Salads, soup, calabacitas and more great ideas for corn, now in season

Corn Pudding with Zucchini. (Anne Cusack/Los Angeles Times/TNS)

Credit: Anne Cusack

Credit: Anne Cusack

Corn Pudding with Zucchini. (Anne Cusack/Los Angeles Times/TNS)

What’s in season: A summer staple, mounds of corn are piling up at market stands, with a season that typically runs from the hot summer months through early fall. Fans of white and yellow varieties are welcome to debate which is sweeter and more flavorful, though there really isn’t much of a difference between the two beyond personal preference. A number of heirloom varieties are known for more pronounced “corn” flavor but begin to convert their sugars to starch soon after picking, meaning freshness can be an issue; many modern varieties are bred for increased and prolonged sweetness. Look for varieties including white Silver Queen, as well as Mirai, a sweet hybrid with great flavor.
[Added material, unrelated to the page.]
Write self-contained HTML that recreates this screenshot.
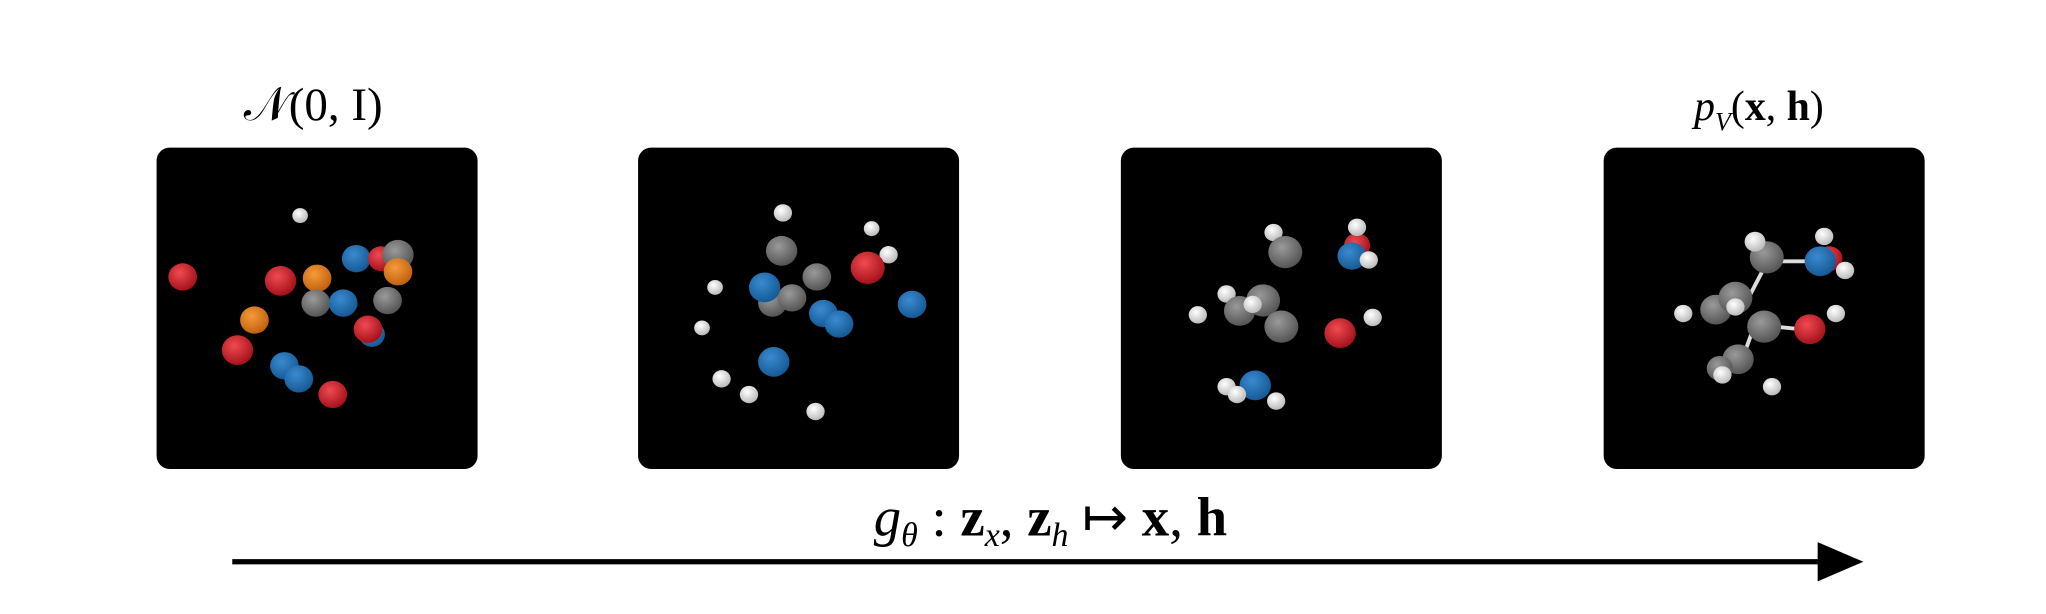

Corn is best enjoyed soon after picking, but many varieties will retain their sweetness and flavor up to a few days. As always, it’s best to check with the farmer when purchasing.

What to cook: Don’t worry about cooking corn before enjoying, the raw kernels make great additions to salads, salsas and slaws, or as a garnish for soups. Cook the kernels as part of a dish of succotash or calabacitas, simmer with heavy cream for a rich creamed corn side, or bake into a batch of skillet cornbread or muffins. When grilling corn, soak the ears first for a few minutes so the husks don’t burn over the fire. Be sure to save the leftover cobs as they lend rich corn flavor to soups and sauces — even ice cream.

What’s on the horizon: Green and other beans, along with additional varieties of chiles and peppers, are showing up.